Locating the best employees for staffing any office requires a lot of experience, intuition and “reading between the lines.” In other words, what a person writes does not always accurately describe an applicant’s skill set or professional abilities. If a typical recruiter spends under two minutes looking at any given resume, that gives them time to do a quick scan of information and key words they are looking for before putting it down and going on to the next one. Staffing professionals are not easily impressed by general resumes without specifics to the position being applied for.

Paying Attention to Descriptions

According to a recent Harris poll, the types of wording a potential candidate uses on a resume can be extremely revealing as to the person’s experience and appropriateness for a certain position. For instance, a number of descriptive phrases job applicants use are immediate turnoffs to staffing professionals.
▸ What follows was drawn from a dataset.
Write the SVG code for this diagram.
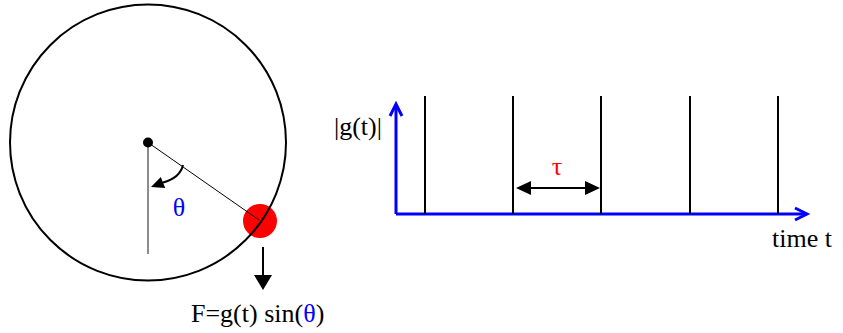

The survey involved more than 2,200 human resource professionals and hiring managers who were all involved in a wide range of industries.

Just Say No

A high percentage of hiring managers agreed that many of the most commonly used terms on a resume jump out at them as a big bold NO. Those are words like:


  • Best of breed
  • Go-getter
  • Thought leadership
  • Think outside of the box
  • Synergy
  • Go-to person


Words that Win

Employers taking part in the survey gave some tips as to the types of words that they see as positive. Those are the types of words or terms that prove action on the part of the candidate. At the top of that list is “achieved,” which cuts through the fluff and means the applicant actually did something positive in the position. Rather than being subjective, these words convey real information. Other words that hint at positive work skills are:


  • Improved
  • Trained
  • Mentored
  • Managed or Created
  • Resolved


Verifying Experience and Balancing Credentials

One type of verification lies in the amount of time the applicant spent at any given job, and the reason for leaving. While quick turn-around in a position is not usually an asset you’re looking for, there may have been extenuating circumstances that explain the situation. References can also be beneficial, but only to a certain extent. It can be hard to judge credibility and partiality when speaking with references stated on a resume.

With so many points to balance and verify, the best way for recruiters and companies to fill positions is by using the latest technological platforms, such as the Applicant Tracking System. This is an integral system that can locate available talent with the needed qualities for any position.